→ **Required task**
Quote every line of the data below as it stands, omitting pictures.

Saved data entries:

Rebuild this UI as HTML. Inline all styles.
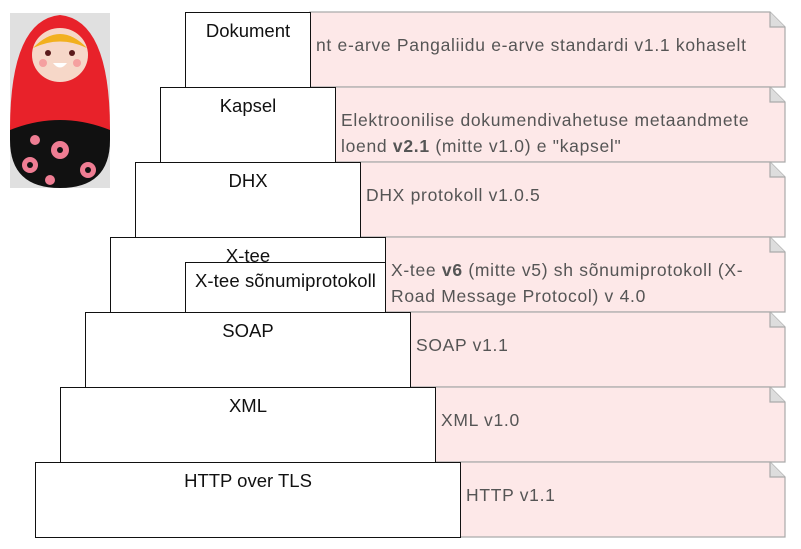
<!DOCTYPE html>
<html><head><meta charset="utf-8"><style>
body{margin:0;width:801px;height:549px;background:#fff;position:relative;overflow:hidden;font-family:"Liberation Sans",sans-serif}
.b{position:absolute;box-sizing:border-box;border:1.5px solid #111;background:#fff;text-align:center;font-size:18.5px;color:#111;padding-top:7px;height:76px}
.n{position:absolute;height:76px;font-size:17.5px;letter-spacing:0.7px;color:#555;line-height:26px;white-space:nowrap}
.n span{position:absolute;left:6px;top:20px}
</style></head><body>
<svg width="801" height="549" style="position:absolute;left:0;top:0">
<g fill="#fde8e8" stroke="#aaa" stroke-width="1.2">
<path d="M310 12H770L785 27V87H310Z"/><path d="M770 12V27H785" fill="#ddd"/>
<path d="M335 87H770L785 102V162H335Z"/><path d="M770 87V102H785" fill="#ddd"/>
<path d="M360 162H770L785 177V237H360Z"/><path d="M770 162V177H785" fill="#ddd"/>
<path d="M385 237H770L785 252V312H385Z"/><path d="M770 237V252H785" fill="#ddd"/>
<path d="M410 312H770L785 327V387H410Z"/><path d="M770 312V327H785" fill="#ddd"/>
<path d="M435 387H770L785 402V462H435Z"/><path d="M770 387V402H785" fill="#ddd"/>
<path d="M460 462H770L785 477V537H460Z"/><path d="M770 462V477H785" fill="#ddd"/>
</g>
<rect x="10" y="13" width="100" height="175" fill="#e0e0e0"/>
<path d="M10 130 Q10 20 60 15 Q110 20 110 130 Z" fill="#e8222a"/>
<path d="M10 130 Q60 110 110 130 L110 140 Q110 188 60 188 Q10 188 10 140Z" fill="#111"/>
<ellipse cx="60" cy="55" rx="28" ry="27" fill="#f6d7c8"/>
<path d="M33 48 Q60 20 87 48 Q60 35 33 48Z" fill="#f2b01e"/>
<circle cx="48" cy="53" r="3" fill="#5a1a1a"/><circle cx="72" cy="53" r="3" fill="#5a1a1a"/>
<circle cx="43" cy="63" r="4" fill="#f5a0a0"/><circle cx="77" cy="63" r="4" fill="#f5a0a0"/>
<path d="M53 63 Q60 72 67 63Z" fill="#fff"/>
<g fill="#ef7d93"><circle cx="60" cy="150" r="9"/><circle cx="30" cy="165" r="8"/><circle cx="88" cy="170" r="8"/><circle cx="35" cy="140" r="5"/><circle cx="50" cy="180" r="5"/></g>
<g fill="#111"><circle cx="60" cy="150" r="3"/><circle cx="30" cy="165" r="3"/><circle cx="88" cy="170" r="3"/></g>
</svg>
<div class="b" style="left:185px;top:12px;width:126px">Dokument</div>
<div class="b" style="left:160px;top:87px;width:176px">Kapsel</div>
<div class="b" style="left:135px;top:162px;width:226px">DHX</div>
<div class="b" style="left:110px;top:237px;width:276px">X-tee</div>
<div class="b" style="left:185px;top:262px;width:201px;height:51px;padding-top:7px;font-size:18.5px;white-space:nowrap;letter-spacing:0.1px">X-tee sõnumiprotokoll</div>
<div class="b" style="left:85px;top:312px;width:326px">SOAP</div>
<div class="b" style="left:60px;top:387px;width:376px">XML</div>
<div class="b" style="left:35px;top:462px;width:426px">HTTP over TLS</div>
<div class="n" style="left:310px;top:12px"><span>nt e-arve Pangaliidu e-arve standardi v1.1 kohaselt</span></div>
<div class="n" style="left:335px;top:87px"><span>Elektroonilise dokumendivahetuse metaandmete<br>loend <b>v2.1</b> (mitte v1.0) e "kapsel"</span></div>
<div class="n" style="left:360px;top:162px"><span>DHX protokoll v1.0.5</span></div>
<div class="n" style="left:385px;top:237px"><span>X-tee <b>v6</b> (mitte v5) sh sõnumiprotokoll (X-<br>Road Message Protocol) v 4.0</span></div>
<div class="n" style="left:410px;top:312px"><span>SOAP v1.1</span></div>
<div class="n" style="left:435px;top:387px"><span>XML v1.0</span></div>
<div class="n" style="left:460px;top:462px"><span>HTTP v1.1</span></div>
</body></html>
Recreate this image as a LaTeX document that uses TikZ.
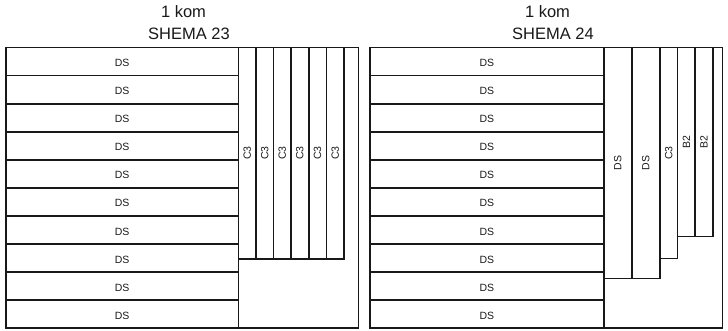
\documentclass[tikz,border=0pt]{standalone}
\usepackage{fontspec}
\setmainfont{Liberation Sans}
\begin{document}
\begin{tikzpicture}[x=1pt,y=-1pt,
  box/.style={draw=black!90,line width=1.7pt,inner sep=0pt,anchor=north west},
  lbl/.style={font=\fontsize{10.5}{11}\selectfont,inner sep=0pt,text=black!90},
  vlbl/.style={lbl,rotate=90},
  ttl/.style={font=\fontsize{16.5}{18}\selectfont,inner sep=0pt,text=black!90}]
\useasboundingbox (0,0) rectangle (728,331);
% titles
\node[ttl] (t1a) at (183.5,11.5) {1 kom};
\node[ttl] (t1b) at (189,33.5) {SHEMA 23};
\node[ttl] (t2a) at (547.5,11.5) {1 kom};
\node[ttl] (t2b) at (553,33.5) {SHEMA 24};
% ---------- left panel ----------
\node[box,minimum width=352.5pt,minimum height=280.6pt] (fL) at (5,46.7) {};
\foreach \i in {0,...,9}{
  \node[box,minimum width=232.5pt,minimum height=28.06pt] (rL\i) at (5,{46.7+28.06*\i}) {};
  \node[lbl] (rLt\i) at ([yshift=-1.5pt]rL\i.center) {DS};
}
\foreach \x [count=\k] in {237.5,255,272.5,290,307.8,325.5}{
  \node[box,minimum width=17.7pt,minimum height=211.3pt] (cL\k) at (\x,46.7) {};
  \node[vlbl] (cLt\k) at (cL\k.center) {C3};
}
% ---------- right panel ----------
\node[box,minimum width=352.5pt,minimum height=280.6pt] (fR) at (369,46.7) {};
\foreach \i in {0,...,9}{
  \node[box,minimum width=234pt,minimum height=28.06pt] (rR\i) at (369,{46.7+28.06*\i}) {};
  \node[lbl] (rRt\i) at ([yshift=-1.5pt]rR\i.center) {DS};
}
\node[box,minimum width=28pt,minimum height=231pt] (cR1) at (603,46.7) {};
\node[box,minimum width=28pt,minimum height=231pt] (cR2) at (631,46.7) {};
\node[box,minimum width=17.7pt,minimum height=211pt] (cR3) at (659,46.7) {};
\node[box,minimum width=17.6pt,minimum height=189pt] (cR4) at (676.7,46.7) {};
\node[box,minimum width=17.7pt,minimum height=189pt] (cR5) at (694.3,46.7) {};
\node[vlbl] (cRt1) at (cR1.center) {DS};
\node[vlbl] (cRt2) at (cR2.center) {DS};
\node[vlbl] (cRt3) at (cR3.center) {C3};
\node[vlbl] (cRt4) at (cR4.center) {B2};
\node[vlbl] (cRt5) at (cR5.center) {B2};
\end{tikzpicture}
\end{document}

→ **Result for this exercise**
Rebuild this UI as HTML. Inline all styles.
<!DOCTYPE html>
<html><head><meta charset="utf-8"><style>
body{margin:0;width:801px;height:549px;background:#fff;position:relative;overflow:hidden;font-family:"Liberation Sans",sans-serif}
.b{position:absolute;box-sizing:border-box;border:1.5px solid #111;background:#fff;text-align:center;font-size:18.5px;color:#111;padding-top:7px;height:76px}
.n{position:absolute;height:76px;font-size:17.5px;letter-spacing:0.7px;color:#555;line-height:26px;white-space:nowrap}
.n span{position:absolute;left:6px;top:20px}
</style></head><body>
<svg width="801" height="549" style="position:absolute;left:0;top:0">
<g fill="#fde8e8" stroke="#aaa" stroke-width="1.2">
<path d="M310 12H770L785 27V87H310Z"/><path d="M770 12V27H785" fill="#ddd"/>
<path d="M335 87H770L785 102V162H335Z"/><path d="M770 87V102H785" fill="#ddd"/>
<path d="M360 162H770L785 177V237H360Z"/><path d="M770 162V177H785" fill="#ddd"/>
<path d="M385 237H770L785 252V312H385Z"/><path d="M770 237V252H785" fill="#ddd"/>
<path d="M410 312H770L785 327V387H410Z"/><path d="M770 312V327H785" fill="#ddd"/>
<path d="M435 387H770L785 402V462H435Z"/><path d="M770 387V402H785" fill="#ddd"/>
<path d="M460 462H770L785 477V537H460Z"/><path d="M770 462V477H785" fill="#ddd"/>
</g>
<rect x="10" y="13" width="100" height="175" fill="#e0e0e0"/>
<path d="M10 130 Q10 20 60 15 Q110 20 110 130 Z" fill="#e8222a"/>
<path d="M10 130 Q60 110 110 130 L110 140 Q110 188 60 188 Q10 188 10 140Z" fill="#111"/>
<ellipse cx="60" cy="55" rx="28" ry="27" fill="#f6d7c8"/>
<path d="M33 48 Q60 20 87 48 Q60 35 33 48Z" fill="#f2b01e"/>
<circle cx="48" cy="53" r="3" fill="#5a1a1a"/><circle cx="72" cy="53" r="3" fill="#5a1a1a"/>
<circle cx="43" cy="63" r="4" fill="#f5a0a0"/><circle cx="77" cy="63" r="4" fill="#f5a0a0"/>
<path d="M53 63 Q60 72 67 63Z" fill="#fff"/>
<g fill="#ef7d93"><circle cx="60" cy="150" r="9"/><circle cx="30" cy="165" r="8"/><circle cx="88" cy="170" r="8"/><circle cx="35" cy="140" r="5"/><circle cx="50" cy="180" r="5"/></g>
<g fill="#111"><circle cx="60" cy="150" r="3"/><circle cx="30" cy="165" r="3"/><circle cx="88" cy="170" r="3"/></g>
</svg>
<div class="b" style="left:185px;top:12px;width:126px">Dokument</div>
<div class="b" style="left:160px;top:87px;width:176px">Kapsel</div>
<div class="b" style="left:135px;top:162px;width:226px">DHX</div>
<div class="b" style="left:110px;top:237px;width:276px">X-tee</div>
<div class="b" style="left:185px;top:262px;width:201px;height:51px;padding-top:7px;font-size:18.5px;white-space:nowrap;letter-spacing:0.1px">X-tee sõnumiprotokoll</div>
<div class="b" style="left:85px;top:312px;width:326px">SOAP</div>
<div class="b" style="left:60px;top:387px;width:376px">XML</div>
<div class="b" style="left:35px;top:462px;width:426px">HTTP over TLS</div>
<div class="n" style="left:310px;top:12px"><span>nt e-arve Pangaliidu e-arve standardi v1.1 kohaselt</span></div>
<div class="n" style="left:335px;top:87px"><span>Elektroonilise dokumendivahetuse metaandmete<br>loend <b>v2.1</b> (mitte v1.0) e "kapsel"</span></div>
<div class="n" style="left:360px;top:162px"><span>DHX protokoll v1.0.5</span></div>
<div class="n" style="left:385px;top:237px"><span>X-tee <b>v6</b> (mitte v5) sh sõnumiprotokoll (X-<br>Road Message Protocol) v 4.0</span></div>
<div class="n" style="left:410px;top:312px"><span>SOAP v1.1</span></div>
<div class="n" style="left:435px;top:387px"><span>XML v1.0</span></div>
<div class="n" style="left:460px;top:462px"><span>HTTP v1.1</span></div>
</body></html>
Recreate this image as a LaTeX document that uses TikZ.
\documentclass[tikz,border=0pt]{standalone}
\usepackage{fontspec}
\setmainfont{Liberation Sans}
\begin{document}
\begin{tikzpicture}[x=1pt,y=-1pt,
  box/.style={draw=black!90,line width=1.7pt,inner sep=0pt,anchor=north west},
  lbl/.style={font=\fontsize{10.5}{11}\selectfont,inner sep=0pt,text=black!90},
  vlbl/.style={lbl,rotate=90},
  ttl/.style={font=\fontsize{16.5}{18}\selectfont,inner sep=0pt,text=black!90}]
\useasboundingbox (0,0) rectangle (728,331);
% titles
\node[ttl] (t1a) at (183.5,11.5) {1 kom};
\node[ttl] (t1b) at (189,33.5) {SHEMA 23};
\node[ttl] (t2a) at (547.5,11.5) {1 kom};
\node[ttl] (t2b) at (553,33.5) {SHEMA 24};
% ---------- left panel ----------
\node[box,minimum width=352.5pt,minimum height=280.6pt] (fL) at (5,46.7) {};
\foreach \i in {0,...,9}{
  \node[box,minimum width=232.5pt,minimum height=28.06pt] (rL\i) at (5,{46.7+28.06*\i}) {};
  \node[lbl] (rLt\i) at ([yshift=-1.5pt]rL\i.center) {DS};
}
\foreach \x [count=\k] in {237.5,255,272.5,290,307.8,325.5}{
  \node[box,minimum width=17.7pt,minimum height=211.3pt] (cL\k) at (\x,46.7) {};
  \node[vlbl] (cLt\k) at (cL\k.center) {C3};
}
% ---------- right panel ----------
\node[box,minimum width=352.5pt,minimum height=280.6pt] (fR) at (369,46.7) {};
\foreach \i in {0,...,9}{
  \node[box,minimum width=234pt,minimum height=28.06pt] (rR\i) at (369,{46.7+28.06*\i}) {};
  \node[lbl] (rRt\i) at ([yshift=-1.5pt]rR\i.center) {DS};
}
\node[box,minimum width=28pt,minimum height=231pt] (cR1) at (603,46.7) {};
\node[box,minimum width=28pt,minimum height=231pt] (cR2) at (631,46.7) {};
\node[box,minimum width=17.7pt,minimum height=211pt] (cR3) at (659,46.7) {};
\node[box,minimum width=17.6pt,minimum height=189pt] (cR4) at (676.7,46.7) {};
\node[box,minimum width=17.7pt,minimum height=189pt] (cR5) at (694.3,46.7) {};
\node[vlbl] (cRt1) at (cR1.center) {DS};
\node[vlbl] (cRt2) at (cR2.center) {DS};
\node[vlbl] (cRt3) at (cR3.center) {C3};
\node[vlbl] (cRt4) at (cR4.center) {B2};
\node[vlbl] (cRt5) at (cR5.center) {B2};
\end{tikzpicture}
\end{document}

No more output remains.